Regime attacks in Syria ‘may amount to war crimes’: UN
The UN war crimes investigators have released a report which uncovers the human rights crisis in Syria due to chemical attacks carried out by the Assad regime in the past years.
- Türkiye
- Anadolu Agency
- Published Date: 12:00 | 06 March 2018
- Modified Date: 07:07 | 06 March 2018
The UN war crimes investigators on Tuesday warned that continued chemical attacks by Bashar al-Assad regime "may amount to war crimes."
In a news conference in Geneva on Tuesday, the UN's Independent Commission of Inquiry on Syria launched a report which uncovered the human rights situation in the country during the period between July 2017 and January 2018.
The report is based on 500 interviews conducted with victims and witnesses.
Syrian regime may have committed war crimes by using chemical weapons, denying medical evacuations in Eastern Ghouta, the report said.
Paulo Pinheiro, the chairman of the commission, said it has so far confirmed 33 incidents of chemical attacks in Syria since the conflict began.
The report said Assad regime forces "continued to use chemical weapons against armed group fighters in eastern Ghouta."
"Entering its fifth year, the siege of eastern Ghouta has been marked by increasingly cynical means and methods of warfare, which have led to the worst documented cases of malnutrition over the course of the Syrian conflict," the report said.
"Characterized by pervasive war crimes, including the use of prohibited weapons, attacks against civilian and protected objects, starvation leading to severe acute malnutrition, and the routine denial of medical evacuations, the siege of eastern Ghouta continues to primarily affect the hundreds of thousands of civilians subsisting in the besieged enclave," the report said.

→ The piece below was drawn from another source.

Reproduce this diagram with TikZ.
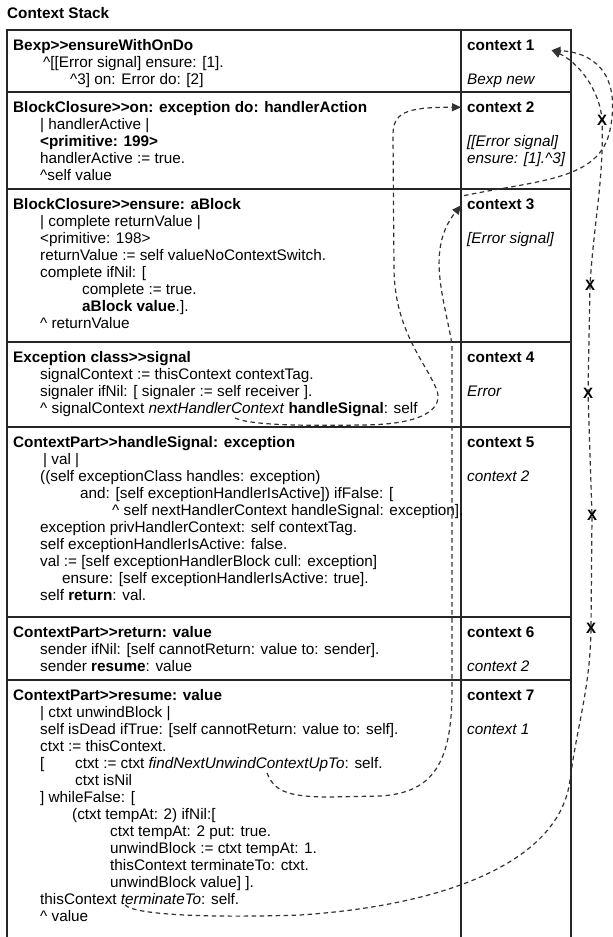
\documentclass[tikz,border=0pt]{standalone}
\usepackage{fontspec}
\setmainfont{Liberation Sans}
\usetikzlibrary{arrows.meta}

\newcommand{\codefont}{\fontsize{15.3}{17}\selectfont}
\newcommand{\cind}[1]{\hspace*{#1pt}}
\newcommand{\sendsto}{>\kern0pt>}

\begin{document}
\begin{tikzpicture}[
    x=1pt,
    y=1pt,
    code/.style={anchor=north west, inner sep=0pt, align=left, font=\codefont},
    ctxhead/.style={code, font=\codefont\bfseries},
    ctxval/.style={code, font=\codefont\itshape},
    grid/.style={line width=1.2pt, draw=black!85},
    flow/.style={dash pattern=on 4.5pt off 3.5pt, line width=1.2pt, draw=black!80, -{Triangle[length=9pt,width=8pt]}},
    xmark/.style={font=\fontsize{15}{15}\selectfont\bfseries, inner sep=0pt}
]
\useasboundingbox (0,0) rectangle (613,-937);

% stack table
\draw[grid] (7,-937) |- (571,-30) -- (571,-937);
\draw[grid] (461,-30) -- (461,-937);
\foreach \y in {92,189,342,427,617,680}
    \draw[grid] (7,-\y) -- (571,-\y);

\node[code, font=\codefont\bfseries] (title) at (7,-6.6) {\strut Context Stack};

% methods
\node[code] (m1) at (13,-38.6) {\strut\textbf{Bexp\sendsto ensureWithOnDo}\\
    \cind{30}\textasciicircum[[Error signal] ensure: [1].\\
    \cind{57}\textasciicircum 3] on: Error do: [2]};
\node[code] (m2) at (13,-100.6) {\strut\textbf{BlockClosure\sendsto on: exception do: handlerAction}\\
    \cind{27}| handlerActive |\\
    \cind{27}\textbf{<primitive: 199>}\\
    \cind{27}handlerActive := true.\\
    \cind{27}\textasciicircum self value};
\node[code] (m3) at (13,-197.6) {\strut\textbf{BlockClosure\sendsto ensure: aBlock}\\
    \cind{27}| complete returnValue |\\
    \cind{27}<primitive: 198>\\
    \cind{27}returnValue := self valueNoContextSwitch.\\
    \cind{27}complete ifNil: [\\
    \cind{69}complete := true.\\
    \cind{69}\textbf{aBlock value}.].\\
    \cind{27}\textasciicircum\ returnValue};
\node[code] (m4) at (13,-350.6) {\strut\textbf{Exception class\sendsto signal}\\
    \cind{27}signalContext := thisContext contextTag.\\
    \cind{27}signaler ifNil: [ signaler := self receiver ].\\
    \cind{27}\textasciicircum\ signalContext \textit{nextHandlerContext} \textbf{handleSignal}: self};
\node[code] (m5) at (13,-435.6) {\strut\textbf{ContextPart\sendsto handleSignal: exception}\\
    \cind{30}| val |\\
    \cind{27}((self exceptionClass handles: exception)\\
    \cind{67}and: [self exceptionHandlerIsActive]) ifFalse: [\\
    \cind{99}\textasciicircum\ self nextHandlerContext handleSignal: exception].\\
    \cind{27}exception privHandlerContext: self contextTag.\\
    \cind{27}self exceptionHandlerIsActive: false.\\
    \cind{27}val := [self exceptionHandlerBlock cull: exception]\\
    \cind{49}ensure: [self exceptionHandlerIsActive: true].\\
    \cind{27}self \textbf{return}: val.};
\node[code] (m6) at (13,-625.6) {\strut\textbf{ContextPart\sendsto return: value}\\
    \cind{27}sender ifNil: [self cannotReturn: value to: sender].\\
    \cind{27}sender \textbf{resume}: value};
\node[code] (m7) at (13,-688.6) {\strut\textbf{ContextPart\sendsto resume: value}\\
    \cind{27}| ctxt unwindBlock |\\
    \cind{27}self isDead ifTrue: [self cannotReturn: value to: self].\\
    \cind{27}ctxt := thisContext.\\
    \cind{27}\makebox[35pt][l]{[}ctxt := ctxt \textit{findNextUnwindContextUpTo}: self.\\
    \cind{62}ctxt isNil\\
    \cind{27}] whileFalse: [\\
    \cind{59}(ctxt tempAt: 2) ifNil:[\\
    \cind{97}ctxt tempAt: 2 put: true.\\
    \cind{97}unwindBlock := ctxt tempAt: 1.\\
    \cind{97}thisContext terminateTo: ctxt.\\
    \cind{97}unwindBlock value] ].\\
    \cind{27}thisContext \textit{terminateTo}: self.\\
    \cind{27}\textasciicircum\ value};

% contexts
\node[ctxhead] (ctx1) at (467,-38.6) {\strut context 1};
\node[ctxval] (val1) at (467,-72.6) {\strut Bexp new};
\node[ctxhead] (ctx2) at (467,-100.6) {\strut context 2};
\node[ctxval] (val2) at (467,-134.6) {\strut[[Error signal]\\ensure: [1].\textasciicircum 3]};
\node[ctxhead] (ctx3) at (467,-197.6) {\strut context 3};
\node[ctxval] (val3) at (467,-231.6) {\strut[Error signal]};
\node[ctxhead] (ctx4) at (467,-350.6) {\strut context 4};
\node[ctxval] (val4) at (467,-384.6) {\strut Error};
\node[ctxhead] (ctx5) at (467,-435.6) {\strut context 5};
\node[ctxval] (val5) at (467,-469.6) {\strut context 2};
\node[ctxhead] (ctx6) at (467,-625.6) {\strut context 6};
\node[ctxval] (val6) at (467,-659.6) {\strut context 2};
\node[ctxhead] (ctx7) at (467,-688.6) {\strut context 7};
\node[ctxval] (val7) at (467,-722.6) {\strut context 1};

% where the jumps start and land
\coordinate (nhc) at (235,-418);
\coordinate (findctx) at (267,-773);
\coordinate (termto) at (125,-905);
\coordinate (ctx1in) at ([xshift=17pt,yshift=-3pt]ctx1.east);
\coordinate (ctx2in) at ([xshift=-6pt,yshift=2pt]ctx2.west);
\coordinate (ctx3in) at ([xshift=-6pt,yshift=1pt]ctx3.west);
\coordinate (ctx3out) at ([xshift=-3pt,yshift=2pt]ctx3.north west);

\draw[flow] (nhc) .. controls (250,-425) and (300,-426) .. (360,-425)
    .. controls (425,-425) and (445,-408) .. (436,-388)
    .. controls (425,-362) and (395,-330) .. (394,-270)
    -- (393,-135)
    .. controls (393,-113) and (405,-107) .. (ctx2in);
\draw[flow] (findctx) .. controls (274,-790) and (285,-797) .. (330,-797)
    -- (380,-796)
    .. controls (435,-793) and (452,-760) .. (452,-690)
    -- (452,-345)
    .. controls (445,-300) and (425,-250) .. (ctx3in);
\draw[flow] (ctx3out) .. controls (540,-180) and (600,-180) .. (610,-130)
    .. controls (622,-70) and (590,-52) .. (ctx1in);
\draw[flow] (termto) .. controls (135,-915) and (210,-918) .. (300,-915)
    .. controls (450,-905) and (560,-860) .. (570,-780)
    .. controls (578,-720) and (590,-690) .. (591,-628) node[xmark] {X}
    -- (592,-515) node[xmark] {X}
    -- (588,-393) node[xmark] {X}
    -- (590,-285) node[xmark] {X}
    .. controls (594,-220) and (604,-180) .. (602,-120) node[xmark] {X}
    .. controls (600,-90) and (578,-62) .. (ctx1in);
\end{tikzpicture}
\end{document}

Eastern Ghouta, a Damascus suburb, has been under siege for the last five years and humanitarian access to the area, which is home to some 400,000 people, has been completely cut off.
In the past eight months, forces of the Bashar al-Assad regime have intensified their siege of Eastern Ghouta, making it nearly impossible for food or medicine to get into the district and leaving thousands of patients in need of treatment.
On Feb. 24, the UN Security Council adopted a resolution calling for a 30-day cease-fire in Syria without delay.